The F-111 program ended decades ago, but its legacy lives on in defense procurement nightmares. Original development costs spiraled so far beyond projections that the program became shorthand for everything wrong with military acquisition.
Each F-111 ended up costing around $10-15 million in 1970s dollars — roughly $70-100 million in today’s money. The swing-wing design worked eventually, but getting there nearly bankrupted the program multiple times.
Panavia Tornado

The Tornado represents European military cooperation from an earlier era, when three nations (UK, Germany, Italy) managed to build a capable strike aircraft without completely losing control of the budget. Per-unit costs settled around $25-30 million for most variants — expensive at the time, almost quaint by today’s standards.

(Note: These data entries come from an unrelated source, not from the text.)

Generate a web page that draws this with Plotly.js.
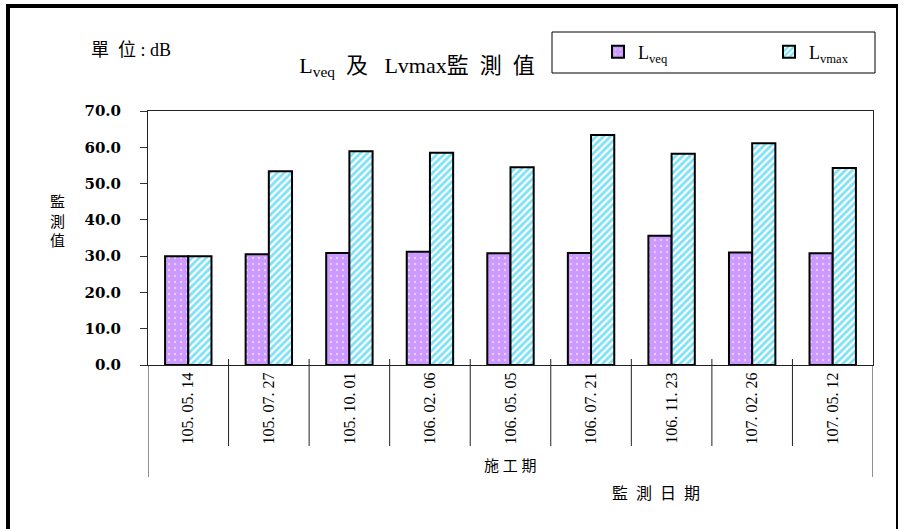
<!DOCTYPE html>
<html><head><meta charset="utf-8">
<script src="https://cdn.plot.ly/plotly-3.0.1.min.js"></script>
<style>html,body{margin:0;padding:0;background:#fff}</style>
</head><body><div id="chart" style="width:904px;height:529px"></div>
<script>
const dates = ['105. 05. 14','105. 07. 27','105. 10. 01','106. 02. 06','106. 05. 05','106. 07. 21','106. 11. 23','107. 02. 26','107. 05. 12'];
const lveq = [30.0, 30.5, 30.9, 31.2, 30.8, 30.9, 35.6, 31.0, 30.8];
const lvmax = [30.0, 53.4, 58.9, 58.5, 54.5, 63.4, 58.2, 61.1, 54.3];
const yTickVals = [0, 10, 20, 30, 40, 50, 60, 70];
const yTickText = ['0.0', '10.0', '20.0', '30.0', '40.0', '50.0', '60.0', '70.0'];
const seriesNames = ['L<sub>veq</sub>', 'L<sub>vmax</sub>'];

// plot area in pixels (for paper conversions)
const L = 148, R = 873, T = 111, B = 365;
const px = x => (x - L) / (R - L);
const py = y => (B - y) / (B - T);

const traces = [
  {type: 'bar', name: seriesNames[0], x: dates, y: lveq,
   marker: {color: '#cc99ff', line: {color: '#000', width: 2},
            pattern: {shape: '.', fgcolor: '#ffffff', size: 6, solidity: 0.12, fillmode: 'overlay'}},
   hoverinfo: 'y'},
  {type: 'bar', name: seriesNames[1], x: dates, y: lvmax,
   marker: {color: '#ffffff', line: {color: '#000', width: 2},
            pattern: {shape: '/', fgcolor: '#00c4f0', size: 5, solidity: 0.55, fillmode: 'overlay'}},
   hoverinfo: 'y'}
];

const shapes = [];
for (let k = 0; k <= dates.length; k++) {
  const outer = (k === 0 || k === dates.length);
  shapes.push({type: 'line', xref: 'x', yref: 'paper', x0: k - 0.5, x1: k - 0.5,
    y0: outer ? 0 : py(359), y1: outer ? py(477) : py(446), line: {color: '#222', width: 1}});
}
// legend box
shapes.push({type: 'rect', xref: 'paper', yref: 'paper', x0: px(552), x1: px(875), y0: py(73), y1: py(32),
  line: {color: '#000', width: 1}});
// outer frame
shapes.push({type: 'line', xref: 'paper', yref: 'paper', x0: px(8), x1: px(8), y0: py(540), y1: py(6), line: {color: '#000', width: 4}});
shapes.push({type: 'line', xref: 'paper', yref: 'paper', x0: px(6), x1: px(898), y0: py(6), y1: py(6), line: {color: '#000', width: 4}});
shapes.push({type: 'line', xref: 'paper', yref: 'paper', x0: px(897), x1: px(897), y0: py(540), y1: py(6), line: {color: '#000', width: 2}});

const cjk = 'Liberation Serif, Noto Sans CJK TC, serif';
const annotations = [
  {text: '單&nbsp;&nbsp;位&nbsp;:&nbsp;dB', xref: 'paper', yref: 'paper', x: px(89), y: py(50), xanchor: 'left', yanchor: 'middle',
   showarrow: false, font: {family: cjk, size: 18, color: '#000'}},
  {text: '監<br>測<br>值', xref: 'paper', yref: 'paper', x: px(57), y: py(221), xanchor: 'center', yanchor: 'middle',
   showarrow: false, font: {family: cjk, size: 15, color: '#000'}},
  {text: '施&nbsp;工&nbsp;期', xref: 'paper', yref: 'paper', x: px(510), y: py(466), xanchor: 'center', yanchor: 'middle',
   showarrow: false, font: {family: cjk, size: 15, color: '#000'}},
  {text: '監&nbsp;&nbsp;測&nbsp;&nbsp;日&nbsp;&nbsp;期', xref: 'paper', yref: 'paper', x: px(656), y: py(493), xanchor: 'center', yanchor: 'middle',
   showarrow: false, font: {family: cjk, size: 16, color: '#000'}}
];

const layout = {
  width: 904, height: 529,
  margin: {l: L, r: 904 - R, t: T, b: 529 - B, pad: 0, autoexpand: false},
  paper_bgcolor: '#fff', plot_bgcolor: '#fff',
  barmode: 'group', bargap: 0.424, bargroupgap: 0,
  title: {text: 'L<sub>veq</sub>&nbsp;&nbsp;及&nbsp;&nbsp;&nbsp;Lvmax監&nbsp;&nbsp;測&nbsp;&nbsp;值', xref: 'container', yref: 'container',
          x: 417 / 904, xanchor: 'center', y: 1 - 65 / 529, yanchor: 'middle',
          font: {family: cjk, size: 22, color: '#000'}},
  xaxis: {type: 'category', range: [-0.5, dates.length - 0.5], showline: true, mirror: true, linecolor: '#222', linewidth: 1,
          ticks: '', tickangle: -90, showgrid: false, zeroline: false,
          tickfont: {family: 'Liberation Sans Narrow, Liberation Serif, serif', size: 16, color: '#000'}},
  yaxis: {range: [0, 70], tickvals: yTickVals, ticktext: yTickText, ticks: 'outside', ticklen: 7, tickcolor: '#333',
          showline: true, mirror: true, linecolor: '#222', linewidth: 1, showgrid: false, zeroline: false,
          ticklabelstandoff: 16,
          tickfont: {family: 'DejaVu Serif, serif', size: 15, weight: 'bold', color: '#000'}},
  showlegend: true,
  legend: {orientation: 'h', x: px(598), xanchor: 'left', y: py(52), yanchor: 'middle',
           bgcolor: 'rgba(0,0,0,0)', borderwidth: 0, entrywidth: 126, entrywidthmode: 'pixels', itemwidth: 30,
           traceorder: 'normal', font: {family: 'Liberation Serif, serif', size: 18, color: '#000'}},
  shapes: shapes, annotations: annotations
};

Plotly.newPlot('chart', traces, layout, {displayModeBar: false, staticPlot: true});
</script></body></html>
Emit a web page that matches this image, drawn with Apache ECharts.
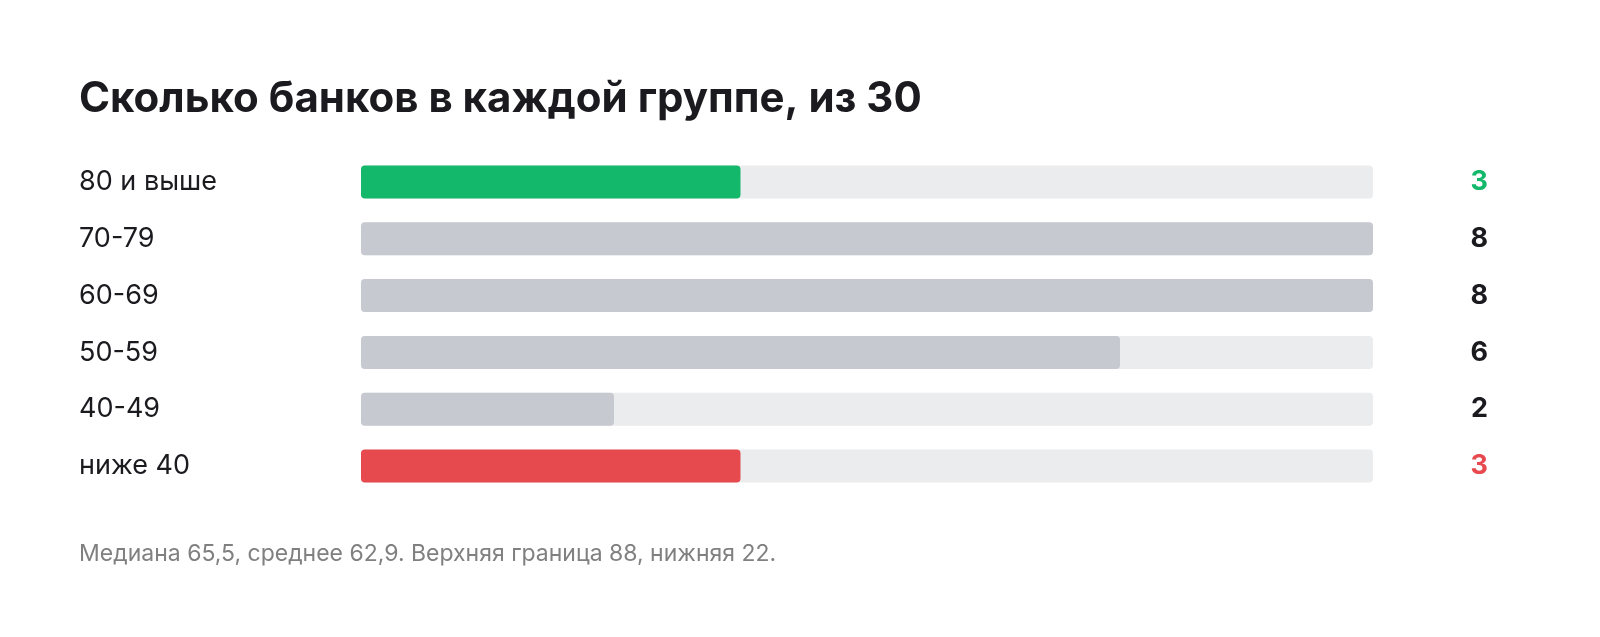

The Tornado program succeeded where many international collaborations fail: it delivered a working aircraft that served effectively for decades.
When the Bills Come Due

Looking at these price tags reveals something uncomfortable about modern military aviation: the golden age of affordable fighters ended sometime in the 1990s. Every new generation costs exponentially more than the last, and there’s no obvious way to reverse the trend.
The physics haven’t changed, but the expectations have — today’s fighters need to be stealthy, networked, multirole, and capable of operating in threat environments that would have been science fiction when the F-16 was young. That capability comes with a price that makes even defense officials wince, but the alternative — falling behind technologically — seems even more expensive in the long run.